* Begin *

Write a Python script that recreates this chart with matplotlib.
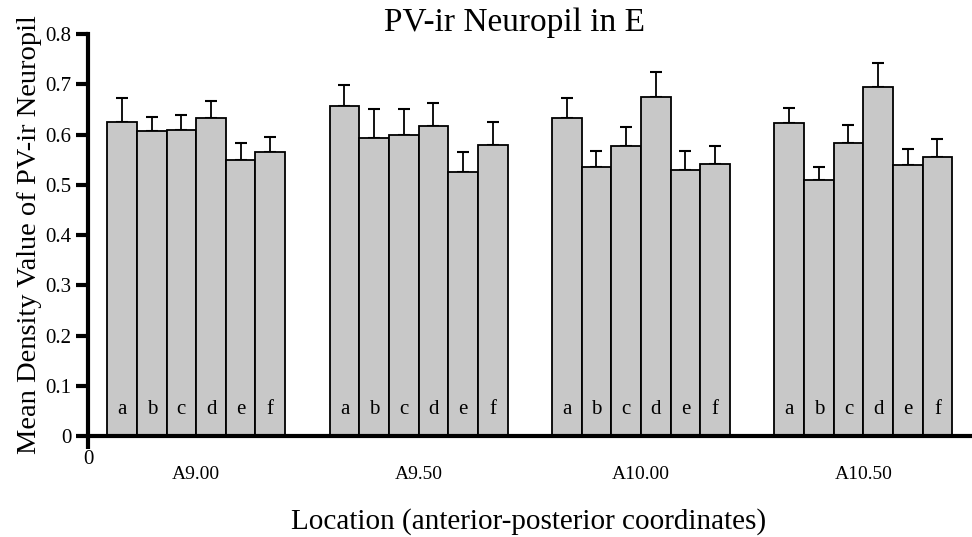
import matplotlib
matplotlib.use('Agg')
import matplotlib.pyplot as plt
import numpy as np

plt.rcParams['font.family'] = ['Liberation Serif', 'DejaVu Serif']

# mean density and upper SEM for each site, per coordinate
locations = ['A9.00', 'A9.50', 'A10.00', 'A10.50']
sites = ['a', 'b', 'c', 'd', 'e', 'f']
means = [
    [0.625, 0.606, 0.608, 0.633, 0.549, 0.565],
    [0.657, 0.593, 0.599, 0.616, 0.526, 0.580],
    [0.632, 0.536, 0.577, 0.675, 0.530, 0.542],
    [0.622, 0.510, 0.584, 0.695, 0.539, 0.555],
]
errTops = [
    [0.672, 0.635, 0.639, 0.666, 0.584, 0.595],
    [0.699, 0.651, 0.651, 0.663, 0.565, 0.625],
    [0.673, 0.568, 0.615, 0.724, 0.568, 0.578],
    [0.653, 0.535, 0.619, 0.742, 0.571, 0.591],
]
yTicks = [0, 0.1, 0.2, 0.3, 0.4, 0.5, 0.6, 0.7, 0.8]

groupStart = 0.65
groupStep = 7.5

fig = plt.figure(figsize=(9.72, 5.37), dpi=100)
ax = fig.add_axes([0.0905, 0.188, 0.9075, 0.7487])

for g in range(len(locations)):
    x = groupStart + groupStep*g + np.arange(len(sites)) + 0.5
    m = np.array(means[g])
    e = np.array(errTops[g]) - m
    ax.errorbar(x, m, yerr=[np.zeros_like(e), e], fmt='none', ecolor='black',
                elinewidth=1.3, capsize=4, capthick=1.5, zorder=1)
    ax.bar(x, m, width=1.0, color='#c8c8c8', edgecolor='black', linewidth=1.3, zorder=2)
    for xi, s in zip(x, sites):
        ax.text(xi, 0.052, s, ha='center', va='center', fontsize=15, zorder=3)
    ax.text(x.mean(), -0.076, locations[g], ha='center', va='center', fontsize=14)

ax.set_xlim(0, 29.75)
ax.set_ylim(0, 0.8)
ax.set_yticks(yTicks)
ax.set_yticklabels(['0'] + ['%.1f' % v for v in yTicks[1:]], fontsize=15)
ax.set_xticks([0])
ax.set_xticklabels(['0'], fontsize=15)

for side in ['top', 'right']:
    ax.spines[side].set_visible(False)
for side in ['left', 'bottom']:
    ax.spines[side].set_linewidth(3)
ax.tick_params(axis='y', direction='out', length=9, width=3, pad=3)
ax.tick_params(axis='x', direction='out', length=9, width=3, pad=1)

# fixed y stops the title being lifted above the top tick label
ax.set_title('PV-ir Neuropil in E', fontsize=24, x=0.484, y=1.0, pad=2)
ax.set_ylabel('Mean Density Value of PV-ir Neuropil', fontsize=20.5, labelpad=2)
ax.set_xlabel('Location (anterior-posterior coordinates)', fontsize=21, labelpad=28)

fig.savefig('out.png', dpi=100)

* End *

→ Task instructions
Copy all the data exactly as written, but skip any picture.

→ Written reply
Write a Python script that recreates this chart with matplotlib.
import matplotlib
matplotlib.use('Agg')
import matplotlib.pyplot as plt
import numpy as np

plt.rcParams['font.family'] = ['Liberation Serif', 'DejaVu Serif']

# mean density and upper SEM for each site, per coordinate
locations = ['A9.00', 'A9.50', 'A10.00', 'A10.50']
sites = ['a', 'b', 'c', 'd', 'e', 'f']
means = [
    [0.625, 0.606, 0.608, 0.633, 0.549, 0.565],
    [0.657, 0.593, 0.599, 0.616, 0.526, 0.580],
    [0.632, 0.536, 0.577, 0.675, 0.530, 0.542],
    [0.622, 0.510, 0.584, 0.695, 0.539, 0.555],
]
errTops = [
    [0.672, 0.635, 0.639, 0.666, 0.584, 0.595],
    [0.699, 0.651, 0.651, 0.663, 0.565, 0.625],
    [0.673, 0.568, 0.615, 0.724, 0.568, 0.578],
    [0.653, 0.535, 0.619, 0.742, 0.571, 0.591],
]
yTicks = [0, 0.1, 0.2, 0.3, 0.4, 0.5, 0.6, 0.7, 0.8]

groupStart = 0.65
groupStep = 7.5

fig = plt.figure(figsize=(9.72, 5.37), dpi=100)
ax = fig.add_axes([0.0905, 0.188, 0.9075, 0.7487])

for g in range(len(locations)):
    x = groupStart + groupStep*g + np.arange(len(sites)) + 0.5
    m = np.array(means[g])
    e = np.array(errTops[g]) - m
    ax.errorbar(x, m, yerr=[np.zeros_like(e), e], fmt='none', ecolor='black',
                elinewidth=1.3, capsize=4, capthick=1.5, zorder=1)
    ax.bar(x, m, width=1.0, color='#c8c8c8', edgecolor='black', linewidth=1.3, zorder=2)
    for xi, s in zip(x, sites):
        ax.text(xi, 0.052, s, ha='center', va='center', fontsize=15, zorder=3)
    ax.text(x.mean(), -0.076, locations[g], ha='center', va='center', fontsize=14)

ax.set_xlim(0, 29.75)
ax.set_ylim(0, 0.8)
ax.set_yticks(yTicks)
ax.set_yticklabels(['0'] + ['%.1f' % v for v in yTicks[1:]], fontsize=15)
ax.set_xticks([0])
ax.set_xticklabels(['0'], fontsize=15)

for side in ['top', 'right']:
    ax.spines[side].set_visible(False)
for side in ['left', 'bottom']:
    ax.spines[side].set_linewidth(3)
ax.tick_params(axis='y', direction='out', length=9, width=3, pad=3)
ax.tick_params(axis='x', direction='out', length=9, width=3, pad=1)

# fixed y stops the title being lifted above the top tick label
ax.set_title('PV-ir Neuropil in E', fontsize=24, x=0.484, y=1.0, pad=2)
ax.set_ylabel('Mean Density Value of PV-ir Neuropil', fontsize=20.5, labelpad=2)
ax.set_xlabel('Location (anterior-posterior coordinates)', fontsize=21, labelpad=28)

fig.savefig('out.png', dpi=100)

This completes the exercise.